А что мне польская зима? До неё, до красной, — вымерзать и вымерзать земле на обожжённых осенними палами полях. А человеку выжидать проще, чем пар изо рта пускать — к ожиданиям он приучен, ожиданиями полнится его сиюминутное бытие; так полнится, что в иное мгновение душа, придавленная коленом Господним, вопиет что есть мочи: остынь, Наднебесный Грюндер, нарадуешься ещё своему грозному гневу, а мне дай пожить сладко и вольно — во грехе, но в покое.
   До зимы далече. До зимы доживает не каждый. А вот я, к примеру, «каждый доживающий» или ещё какой? А вон тот воробей, возомнивший себя дятлом-победителем чёрствых булочек? А приблудившийся третьего дня косоглазый кот? Ты бы видела — у него не хватает левого уха, надысь потерял в праведных боях за территорию, за минимальный-максимально-важный ареал обитания. Что ты! Тутошним котам лапу в рот не клади — измохратят так, что ни мамка родная, ни тётка двоюродная, ни внучатая племянница не признают. О чём я? Ну да, ну да — коты-человеки и коты-коты. Доживём ли мы все до зимы, болезные ходоки по ожидательному перрону... Слышишь? — Котоух урчит. И я тоже.
   Неплохая рефлексия, а? Думаю, ты согласишься со мной, когда в урочный час расшифруешь эту мою клинопись. Ну послушай, а что там тебе ещё делать в твоей покрытой нетающим сусальным золотом незримой стране? Наверняка тебя больше не гоняют отмечаться по понедельникам в Небесной канцелярии — должны бы уже выдать райское гражданство, столько лет уже прошло, столько лет... Они, уксусные года, летят так, как будто ими Анка-пулемётчица строчит из своего «максима» (теперь почему-то ударение в этом огнестрельном слове милитаризованные комментаторы телепередач любят ставить на первом слоге, тоже мне грамотеи...). Так вот — Анка строчит, и никогда-никогда никакую ленту у её адского механизма от вида марширующих каппелевцев не заклинивало. Ну и пусть строчит себе. Такая у неё работа — убивать несогласных противопехотными пулями-годами. Слава Богу, с трассирующими у Анны напряжёнка — которое уже сражение еёйный сожитель Пётр (разумеется, не апостол, но такой же бойкий, надо отметить, хлопец — в анекдот лезет поперёк самого Василь Иваныча) и подвозить не подвозит, и отказаться седлать снабженческого коня не желает ни в какую (ужо определился бы, да?).

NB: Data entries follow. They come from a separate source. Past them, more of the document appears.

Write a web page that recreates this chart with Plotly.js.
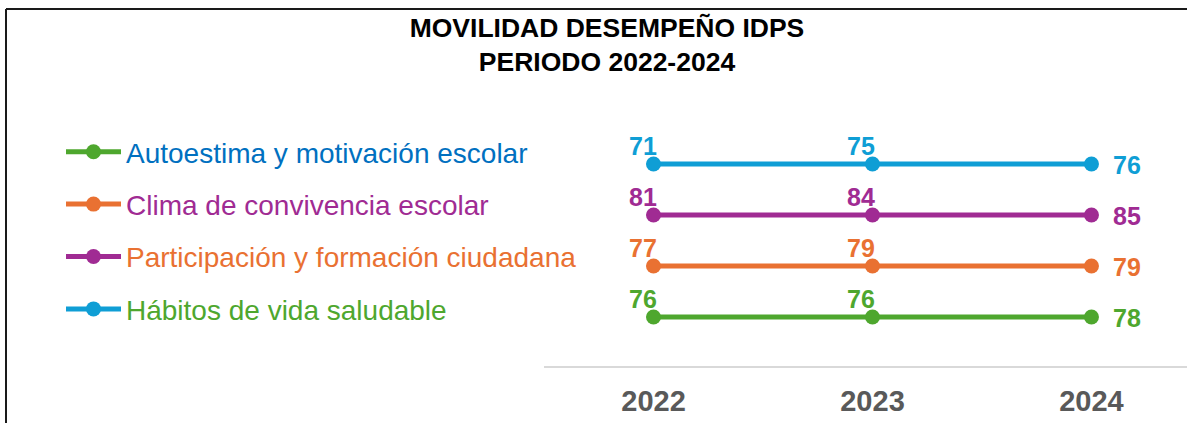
<!DOCTYPE html>
<html><head><meta charset="utf-8">
<script src="https://cdn.plot.ly/plotly-3.0.1.min.js"></script>
<style>html,body{margin:0;padding:0;background:#fff}#chart{width:1187px;height:423px}</style>
</head><body><div id="chart"></div>
<script>
// ---- data ----
const years = ['2022', '2023', '2024'];
const seriesNames = ['Autoestima y motivación escolar', 'Clima de convivencia escolar', 'Participación y formación ciudadana', 'Hábitos de vida saludable'];
const autoestima = [76, 76, 78];
const clima = [77, 79, 79];
const participacion = [81, 84, 85];
const habitos = [71, 75, 76];
const seriesValues = [autoestima, clima, participacion, habitos];
const seriesRows = [1, 2, 3, 4]; // display row of each series (bottom to top)
const lineColors = ['#4EA72E', '#E97132', '#A02B93', '#0F9ED5'];
const legendTextColors = ['#0070C0', '#A02B93', '#E97132', '#4EA72E'];

// ---- layout constants ----
const W = 1187, H = 423;
const M = {l: 544, r: 0, t: 120, b: 57};
const PW = W - M.l - M.r, PH = H - M.t - M.b;
const px2x = p => (p - M.l) / PW;
const px2y = p => (H - M.b - p) / PH;
const FONT = 'Arial, "Liberation Sans", sans-serif';

const traces = seriesValues.map((vals, s) => ({
  type: 'scatter', mode: 'lines+markers',
  x: years, y: years.map(() => seriesRows[s]),
  name: '<span style="color:' + legendTextColors[s] + '">' + seriesNames[s] + '</span>',
  legendgroup: 'g' + s,
  line: {color: lineColors[s], width: 5},
  marker: {color: lineColors[s], size: 15},
  hoverinfo: 'skip', cliponaxis: false
}));

const annotations = [];
seriesValues.forEach((vals, s) => {
  vals.forEach((v, i) => {
    const last = i === vals.length - 1;
    annotations.push({
      x: i, y: seriesRows[s], xref: 'x', yref: 'y',
      text: '<b>' + v + '</b>', showarrow: false,
      xshift: last ? 36 : -11, yshift: last ? -1 : 18,
      font: {family: FONT, size: 25, color: lineColors[s]}
    });
  });
});

const shapes = [
  {type: 'line', xref: 'paper', yref: 'paper', x0: px2x(6), x1: px2x(W + 5), y0: px2y(9), y1: px2y(9), line: {color: '#1a1a1a', width: 2}},
  {type: 'line', xref: 'paper', yref: 'paper', x0: px2x(6), x1: px2x(6), y0: px2y(9), y1: px2y(H + 5), line: {color: '#1a1a1a', width: 2}}
];

const layout = {
  width: W, height: H, margin: M,
  paper_bgcolor: '#fff', plot_bgcolor: '#fff',
  font: {family: FONT},
  title: {
    text: '<b>MOVILIDAD DESEMPEÑO IDPS<br>PERIODO 2022-2024</b>',
    font: {family: FONT, size: 26.5, color: '#000'},
    xref: 'container', x: 607 / W, xanchor: 'center',
    yref: 'container', y: 1 - 37 / H, yanchor: 'top'
  },
  xaxis: {
    type: 'category', range: [-0.5, 2.5 - (1201 - W) / 219.3],
    showline: true, linecolor: '#d9d9d9', linewidth: 2,
    showgrid: false, zeroline: false, ticks: '',
    tickfont: {family: FONT, size: 29, color: '#595959', weight: 'bold'},
    ticklabelstandoff: 8,
    fixedrange: true
  },
  yaxis: {
    range: [1 - (366 - 317) / 51, 4 + (164 - 120) / 51],
    showline: false, showgrid: false, zeroline: false, showticklabels: false, ticks: '',
    fixedrange: true
  },
  showlegend: true,
  legend: {
    x: px2x(61), y: px2y(127), xanchor: 'left', yanchor: 'top',
    font: {family: FONT, size: 28}, traceorder: 'grouped',
    tracegroupgap: 13, itemwidth: 55, bgcolor: 'rgba(0,0,0,0)'
  },
  shapes: shapes,
  annotations: annotations
};

Plotly.newPlot('chart', traces, layout, {staticPlot: true, displayModeBar: false});
</script>
</body></html>
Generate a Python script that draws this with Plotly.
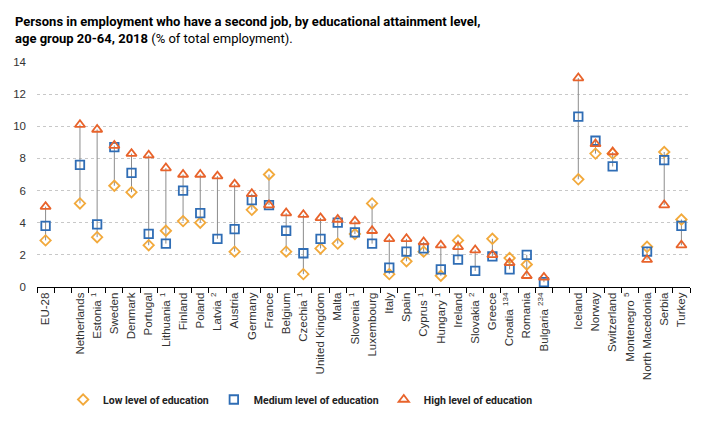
import plotly.graph_objects as go

categories = ["EU-28", " ", "Netherlands", "Estonia <sup>1</sup>", "Sweden", "Denmark", "Portugal",
              "Lithuania <sup>1</sup>", "Finland", "Poland", "Latvia <sup>2</sup>", "Austria", "Germany",
              "France", "Belgium", "Czechia <sup>1</sup>", "United Kingdom", "Malta", "Slovenia <sup>1</sup>",
              "Luxembourg", "Italy", "Spain", "Cyprus <sup>1</sup>", "Hungary <sup>1</sup>", "Ireland",
              "Slovakia <sup>2</sup>", "Greece", "Croatia <sup>134</sup>", "Romania", "Bulgaria <sup>234</sup>",
              "  ", "Iceland", "Norway", "Switzerland", "Montenegro <sup>5</sup>", "North Macedonia",
              "Serbia", "Turkey"]

low = [2.9, None, 5.2, 3.1, 6.3, 5.9, 2.6, 3.5, 4.1, 4.0, None, 2.2, 4.8,
       7.0, 2.2, 0.8, 2.4, 2.7, 3.3, 5.2, 0.8, 1.6, 2.2, 0.7, 2.9,
       None, 3.0, 1.8, 1.4, None,
       None, 6.7, 8.3, 8.3, None, 2.5, 8.4, 4.2]
medium = [3.8, None, 7.6, 3.9, 8.7, 7.1, 3.3, 2.7, 6.0, 4.6, 3.0, 3.6, 5.4,
          5.1, 3.5, 2.1, 3.0, 4.0, 3.4, 2.7, 1.2, 2.2, 2.4, 1.1, 1.7,
          1.0, 1.9, 1.1, 2.0, 0.3,
          None, 10.6, 9.1, 7.5, None, 2.2, 7.9, 3.8]
high = [5.0, None, 10.1, 9.8, 8.8, 8.3, 8.2, 7.4, 7.0, 7.0, 6.9, 6.4, 5.8,
        5.1, 4.6, 4.5, 4.3, 4.2, 4.1, 3.5, 3.0, 3.0, 2.8, 2.6, 2.5,
        2.3, 2.0, 1.5, 0.7, 0.6,
        None, 13.0, 8.9, 8.4, None, 1.7, 5.1, 2.6]

series_names = ["Low level of education", "Medium level of education", "High level of education"]
y_ticks = [0, 2, 4, 6, 8, 10, 12, 14]

C_LOW = "#F2A93B"
C_MED = "#2F6DB5"
C_HIGH = "#E8632B"

SANS = "Liberation Sans, Arial, sans-serif"
TITLE_FONT = "Roboto, Liberation Sans, Arial, sans-serif"

# connector lines (min to max per category)
cx, cy = [], []
for i, c in enumerate(categories):
    vals = [v for v in (low[i], medium[i], high[i]) if v is not None]
    if len(vals) >= 2:
        cx += [c, c, None]
        cy += [min(vals), max(vals), None]

fig = go.Figure()
fig.add_trace(go.Scatter(x=cx, y=cy, mode="lines", line=dict(color="#8C8C8C", width=1),
                         showlegend=False, hoverinfo="skip"))
fig.add_trace(go.Scatter(x=categories, y=low, mode="markers", name="<b>" + series_names[0] + "</b>",
                         marker=dict(symbol="diamond-open", size=8, color=C_LOW, line=dict(width=1.8, color=C_LOW))))
fig.add_trace(go.Scatter(x=categories, y=medium, mode="markers", name="<b>" + series_names[1] + "</b>",
                         marker=dict(symbol="square-open", size=8.5, color=C_MED, line=dict(width=1.8, color=C_MED))))
fig.add_trace(go.Scatter(x=categories, y=high, mode="markers", name="<b>" + series_names[2] + "</b>",
                         marker=dict(symbol="triangle-up-open", size=9, color=C_HIGH, line=dict(width=1.8, color=C_HIGH))))

fig.update_layout(
    width=718, height=424,
    margin=dict(l=37, r=28, t=62, b=137, autoexpand=False),
    paper_bgcolor="white", plot_bgcolor="white",
    font=dict(family=SANS, size=11, color="#333333"),
    title=dict(
        text="<b>Persons in employment who have a second job, by educational attainment level,<br>"
             "age group 20-64, 2018</b> (% of total employment).",
        x=15 / 718, xref="container", xanchor="left",
        y=1 - 26 / 424, yref="container", yanchor="top",
        font=dict(size=13, color="#000000", family=TITLE_FONT),
    ),
    showlegend=True,
    legend=dict(orientation="h", x=0.04, xanchor="left", y=-0.50, yanchor="middle",
                font=dict(size=10.5, color="#222222", family=TITLE_FONT), itemwidth=30, tracegroupgap=0,
                bgcolor="rgba(0,0,0,0)"),
    xaxis=dict(
        type="category", categoryorder="array", categoryarray=categories,
        tickangle=-90, showline=True, linecolor="#000000", linewidth=1,
        ticks="outside", tickson="boundaries", ticklen=5, tickcolor="#000000",
        showgrid=False, tickfont=dict(size=11.5, color="#333333", family=SANS),
        range=[-0.5, len(categories) - 0.5], automargin=False,
    ),
    yaxis=dict(
        range=[0, 14], tickvals=y_ticks, showgrid=True, gridcolor="#C8C8C8", griddash="dot",
        gridwidth=1, zeroline=False, showline=False, ticks="", ticklabelstandoff=10,
        tickfont=dict(size=11.5, color="#333333", family=SANS), automargin=False,
    ),
)

fig.write_html("out.html", config={"displayModeBar": False},
               post_script="document.body.style.margin='0';")
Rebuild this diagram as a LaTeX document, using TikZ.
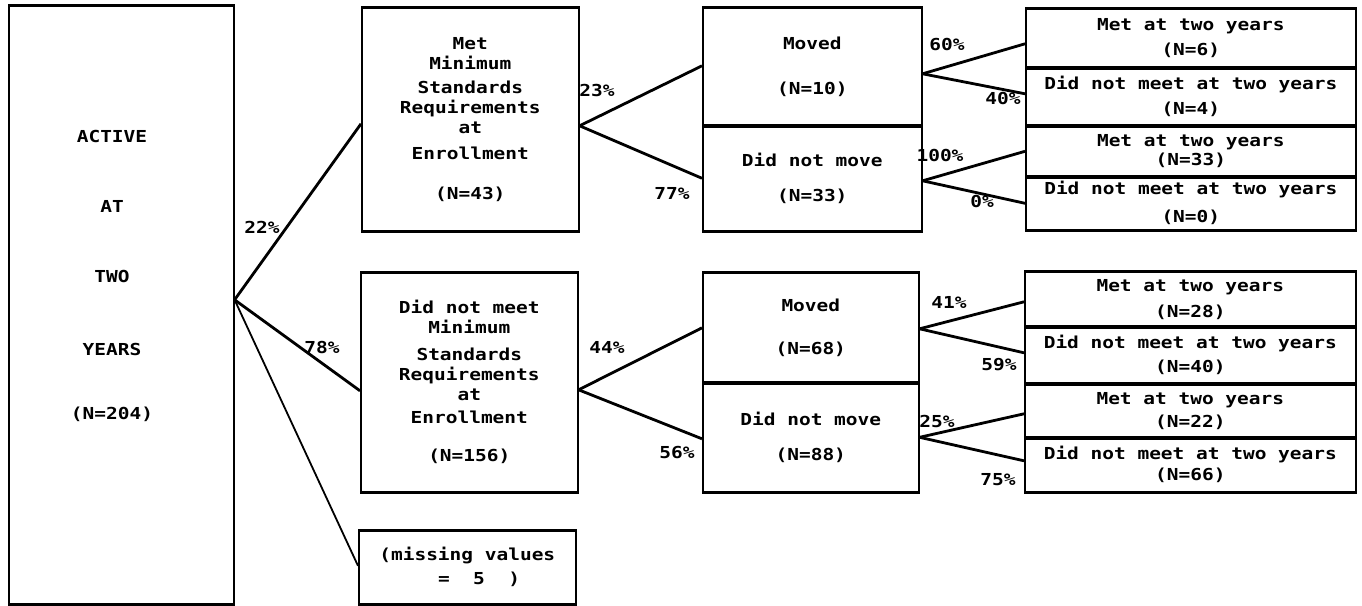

А между тем октябрями пестрит календарь. Октябрь, ты помнишь, наш месяц. Месяц, в котором польская зима во время оно впервые возымела наглость заявиться без спроса. Она, как всякая альбиносная особь, жестока: тужься не тужься, жди не жди, а полька — вот она. Октябрь — начало польской зимы. А кроме октябрей, никаких месяцев и нет. И тебя нет. И тебя уже нет. Уже очень много лет. Ты — здесь.